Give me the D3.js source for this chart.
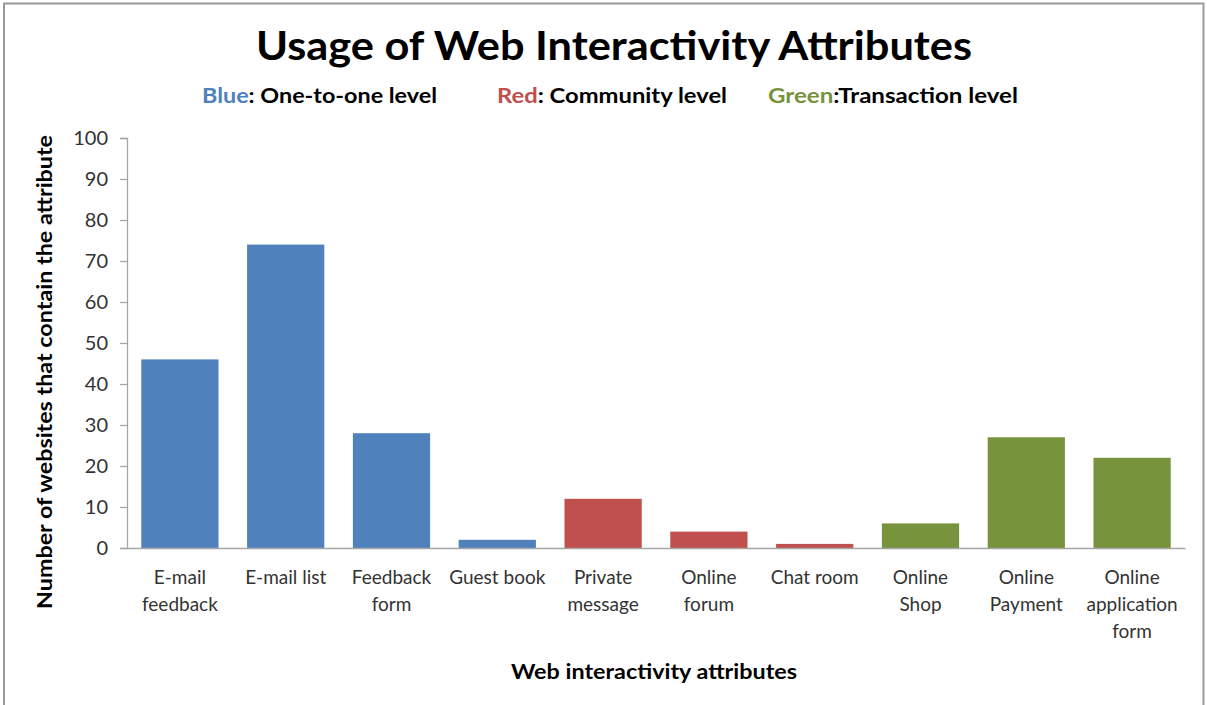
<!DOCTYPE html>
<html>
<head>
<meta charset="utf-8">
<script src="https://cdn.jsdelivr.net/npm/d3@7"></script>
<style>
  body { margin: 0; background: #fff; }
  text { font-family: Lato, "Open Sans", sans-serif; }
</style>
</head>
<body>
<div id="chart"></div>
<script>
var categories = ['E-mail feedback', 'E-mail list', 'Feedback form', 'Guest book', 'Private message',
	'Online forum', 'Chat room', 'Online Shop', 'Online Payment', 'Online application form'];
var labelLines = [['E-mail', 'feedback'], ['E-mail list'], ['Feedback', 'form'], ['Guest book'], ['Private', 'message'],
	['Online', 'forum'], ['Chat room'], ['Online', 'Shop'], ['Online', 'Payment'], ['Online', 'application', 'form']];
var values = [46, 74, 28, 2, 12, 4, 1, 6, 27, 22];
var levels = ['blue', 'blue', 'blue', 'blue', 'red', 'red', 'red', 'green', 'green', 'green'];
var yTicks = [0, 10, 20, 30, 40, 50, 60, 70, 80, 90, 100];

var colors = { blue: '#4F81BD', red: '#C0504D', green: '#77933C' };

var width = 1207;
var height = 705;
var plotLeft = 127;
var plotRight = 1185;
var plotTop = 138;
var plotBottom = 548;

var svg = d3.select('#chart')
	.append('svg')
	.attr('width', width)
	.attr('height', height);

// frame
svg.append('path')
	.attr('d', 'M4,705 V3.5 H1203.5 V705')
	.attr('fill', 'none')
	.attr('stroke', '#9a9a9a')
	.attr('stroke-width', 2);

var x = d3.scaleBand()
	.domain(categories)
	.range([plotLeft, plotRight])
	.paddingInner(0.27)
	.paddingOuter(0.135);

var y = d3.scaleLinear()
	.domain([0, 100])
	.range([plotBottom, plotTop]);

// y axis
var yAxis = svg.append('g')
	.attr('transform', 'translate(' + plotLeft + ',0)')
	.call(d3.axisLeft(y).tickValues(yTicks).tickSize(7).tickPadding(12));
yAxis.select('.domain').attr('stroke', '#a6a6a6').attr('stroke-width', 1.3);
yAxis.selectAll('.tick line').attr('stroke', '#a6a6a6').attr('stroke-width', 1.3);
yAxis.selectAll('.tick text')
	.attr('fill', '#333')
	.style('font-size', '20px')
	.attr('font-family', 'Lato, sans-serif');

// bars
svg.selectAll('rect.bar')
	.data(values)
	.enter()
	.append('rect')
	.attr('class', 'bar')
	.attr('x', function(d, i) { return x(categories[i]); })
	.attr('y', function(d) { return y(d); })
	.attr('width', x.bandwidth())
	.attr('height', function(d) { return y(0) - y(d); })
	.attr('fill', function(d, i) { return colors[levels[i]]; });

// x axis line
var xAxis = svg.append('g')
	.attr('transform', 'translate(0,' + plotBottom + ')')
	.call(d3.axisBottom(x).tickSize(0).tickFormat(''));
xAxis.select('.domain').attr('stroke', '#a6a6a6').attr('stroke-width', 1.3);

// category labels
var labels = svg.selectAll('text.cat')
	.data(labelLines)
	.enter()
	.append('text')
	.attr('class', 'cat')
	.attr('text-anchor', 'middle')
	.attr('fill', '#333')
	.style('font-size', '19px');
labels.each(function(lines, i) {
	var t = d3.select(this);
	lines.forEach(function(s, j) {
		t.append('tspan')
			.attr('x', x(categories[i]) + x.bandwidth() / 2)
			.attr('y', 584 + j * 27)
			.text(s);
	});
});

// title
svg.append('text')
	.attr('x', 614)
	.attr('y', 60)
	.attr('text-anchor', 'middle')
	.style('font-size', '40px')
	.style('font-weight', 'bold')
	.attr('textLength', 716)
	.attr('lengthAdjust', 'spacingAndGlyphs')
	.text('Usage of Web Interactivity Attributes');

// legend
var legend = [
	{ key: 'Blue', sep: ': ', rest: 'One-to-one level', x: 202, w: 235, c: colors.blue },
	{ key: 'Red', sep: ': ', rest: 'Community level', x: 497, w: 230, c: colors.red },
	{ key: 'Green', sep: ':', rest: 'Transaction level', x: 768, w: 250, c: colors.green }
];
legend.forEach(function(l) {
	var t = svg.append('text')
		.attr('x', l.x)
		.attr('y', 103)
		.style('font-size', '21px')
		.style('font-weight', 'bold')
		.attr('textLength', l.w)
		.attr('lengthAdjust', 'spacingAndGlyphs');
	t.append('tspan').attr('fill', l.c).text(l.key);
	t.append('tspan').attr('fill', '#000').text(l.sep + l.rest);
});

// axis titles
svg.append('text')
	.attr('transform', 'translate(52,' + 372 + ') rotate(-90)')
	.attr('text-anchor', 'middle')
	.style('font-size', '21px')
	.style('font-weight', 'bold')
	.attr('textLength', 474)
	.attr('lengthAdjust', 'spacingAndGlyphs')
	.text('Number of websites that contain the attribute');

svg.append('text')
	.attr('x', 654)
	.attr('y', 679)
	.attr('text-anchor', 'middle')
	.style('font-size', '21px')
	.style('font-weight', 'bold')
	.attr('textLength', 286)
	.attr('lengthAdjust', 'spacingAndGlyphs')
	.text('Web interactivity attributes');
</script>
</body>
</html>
══════
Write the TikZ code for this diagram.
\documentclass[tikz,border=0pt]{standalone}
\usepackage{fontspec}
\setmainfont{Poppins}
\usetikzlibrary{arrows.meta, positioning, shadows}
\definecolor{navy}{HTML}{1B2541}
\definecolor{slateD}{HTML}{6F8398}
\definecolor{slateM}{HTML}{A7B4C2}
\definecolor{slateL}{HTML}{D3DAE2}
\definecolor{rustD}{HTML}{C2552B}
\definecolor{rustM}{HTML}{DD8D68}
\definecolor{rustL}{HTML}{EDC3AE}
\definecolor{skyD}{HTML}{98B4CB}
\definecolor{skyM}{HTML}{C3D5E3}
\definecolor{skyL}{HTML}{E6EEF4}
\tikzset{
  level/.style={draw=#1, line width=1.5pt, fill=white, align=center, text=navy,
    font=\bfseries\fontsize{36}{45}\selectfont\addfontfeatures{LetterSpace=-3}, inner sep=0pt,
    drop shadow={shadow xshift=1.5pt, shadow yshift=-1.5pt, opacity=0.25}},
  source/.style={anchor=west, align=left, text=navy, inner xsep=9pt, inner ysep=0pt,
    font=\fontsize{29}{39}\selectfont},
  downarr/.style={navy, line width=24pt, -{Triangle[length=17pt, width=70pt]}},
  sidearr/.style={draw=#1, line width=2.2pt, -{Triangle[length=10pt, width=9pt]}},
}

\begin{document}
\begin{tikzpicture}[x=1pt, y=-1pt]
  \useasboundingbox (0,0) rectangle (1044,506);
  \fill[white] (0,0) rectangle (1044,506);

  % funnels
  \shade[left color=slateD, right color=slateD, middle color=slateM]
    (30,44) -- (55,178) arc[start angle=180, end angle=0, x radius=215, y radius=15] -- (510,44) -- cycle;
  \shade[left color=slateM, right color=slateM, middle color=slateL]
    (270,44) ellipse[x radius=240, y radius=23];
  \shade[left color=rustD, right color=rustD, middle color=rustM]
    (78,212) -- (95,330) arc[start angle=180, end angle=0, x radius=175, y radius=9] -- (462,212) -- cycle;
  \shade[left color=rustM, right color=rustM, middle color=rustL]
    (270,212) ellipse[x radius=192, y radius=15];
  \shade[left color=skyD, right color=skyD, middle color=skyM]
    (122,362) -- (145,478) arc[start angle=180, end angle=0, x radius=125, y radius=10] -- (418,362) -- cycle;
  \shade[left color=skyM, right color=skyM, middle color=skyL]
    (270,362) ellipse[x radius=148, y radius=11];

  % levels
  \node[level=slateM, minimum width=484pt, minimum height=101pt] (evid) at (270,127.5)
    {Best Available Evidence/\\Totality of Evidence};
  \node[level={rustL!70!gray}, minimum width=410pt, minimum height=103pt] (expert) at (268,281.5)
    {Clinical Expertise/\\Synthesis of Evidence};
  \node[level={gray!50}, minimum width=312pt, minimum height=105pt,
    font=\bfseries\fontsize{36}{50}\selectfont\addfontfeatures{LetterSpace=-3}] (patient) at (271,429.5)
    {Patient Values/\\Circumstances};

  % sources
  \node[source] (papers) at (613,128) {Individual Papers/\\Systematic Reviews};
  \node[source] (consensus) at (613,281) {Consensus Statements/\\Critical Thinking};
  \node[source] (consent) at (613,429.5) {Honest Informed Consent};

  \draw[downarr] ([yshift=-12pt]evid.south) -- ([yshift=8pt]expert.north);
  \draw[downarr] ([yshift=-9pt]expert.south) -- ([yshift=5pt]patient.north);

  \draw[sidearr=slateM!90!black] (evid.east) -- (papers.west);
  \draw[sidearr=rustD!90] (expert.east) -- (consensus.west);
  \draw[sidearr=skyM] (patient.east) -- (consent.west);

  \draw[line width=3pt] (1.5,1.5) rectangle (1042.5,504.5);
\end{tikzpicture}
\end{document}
══════
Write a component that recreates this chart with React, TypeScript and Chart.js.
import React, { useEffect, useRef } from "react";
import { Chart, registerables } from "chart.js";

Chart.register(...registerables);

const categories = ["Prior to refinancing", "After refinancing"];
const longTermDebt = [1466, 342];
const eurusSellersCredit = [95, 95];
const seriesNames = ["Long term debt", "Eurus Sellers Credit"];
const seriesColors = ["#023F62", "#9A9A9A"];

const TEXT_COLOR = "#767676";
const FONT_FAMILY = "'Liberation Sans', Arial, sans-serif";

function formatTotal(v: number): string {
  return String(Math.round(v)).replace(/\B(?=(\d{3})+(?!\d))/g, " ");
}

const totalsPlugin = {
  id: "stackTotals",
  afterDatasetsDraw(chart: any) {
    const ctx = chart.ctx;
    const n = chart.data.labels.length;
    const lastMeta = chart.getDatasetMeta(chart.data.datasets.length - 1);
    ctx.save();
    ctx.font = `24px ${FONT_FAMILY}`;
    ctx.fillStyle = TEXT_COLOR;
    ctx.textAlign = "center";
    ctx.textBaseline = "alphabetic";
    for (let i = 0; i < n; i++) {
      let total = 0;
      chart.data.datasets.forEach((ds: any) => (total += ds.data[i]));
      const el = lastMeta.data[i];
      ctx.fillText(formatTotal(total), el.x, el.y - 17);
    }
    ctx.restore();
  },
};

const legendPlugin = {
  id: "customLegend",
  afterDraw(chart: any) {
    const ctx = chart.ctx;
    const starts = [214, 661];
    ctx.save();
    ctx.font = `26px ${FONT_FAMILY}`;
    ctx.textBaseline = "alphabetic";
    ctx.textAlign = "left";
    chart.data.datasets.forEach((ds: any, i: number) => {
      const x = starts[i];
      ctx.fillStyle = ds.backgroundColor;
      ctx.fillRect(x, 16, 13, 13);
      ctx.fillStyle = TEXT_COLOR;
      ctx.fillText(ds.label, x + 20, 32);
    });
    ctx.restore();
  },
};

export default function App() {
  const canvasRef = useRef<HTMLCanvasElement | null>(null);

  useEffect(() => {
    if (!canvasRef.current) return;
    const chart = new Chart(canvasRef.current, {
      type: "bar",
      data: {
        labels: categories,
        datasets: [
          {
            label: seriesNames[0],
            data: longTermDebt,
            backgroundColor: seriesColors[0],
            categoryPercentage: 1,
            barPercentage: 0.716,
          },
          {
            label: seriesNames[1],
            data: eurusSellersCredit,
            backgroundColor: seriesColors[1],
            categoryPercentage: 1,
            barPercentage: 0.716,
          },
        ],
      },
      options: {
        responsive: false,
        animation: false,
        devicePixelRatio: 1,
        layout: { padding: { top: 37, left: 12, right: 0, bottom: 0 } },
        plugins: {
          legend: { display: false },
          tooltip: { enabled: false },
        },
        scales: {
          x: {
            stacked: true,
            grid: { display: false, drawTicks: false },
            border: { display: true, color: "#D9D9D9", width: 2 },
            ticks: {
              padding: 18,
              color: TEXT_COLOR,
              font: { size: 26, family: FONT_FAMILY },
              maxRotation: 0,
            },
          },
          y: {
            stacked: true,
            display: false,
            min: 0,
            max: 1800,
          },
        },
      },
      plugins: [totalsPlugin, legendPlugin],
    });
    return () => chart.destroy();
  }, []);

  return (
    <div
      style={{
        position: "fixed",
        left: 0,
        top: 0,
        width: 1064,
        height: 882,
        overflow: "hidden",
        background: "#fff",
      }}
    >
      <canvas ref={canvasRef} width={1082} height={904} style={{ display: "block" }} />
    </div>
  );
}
══════
▸ Task to complete: Say how many lines in the listing above include "that". Give nothing but the number.

▸ In response: 2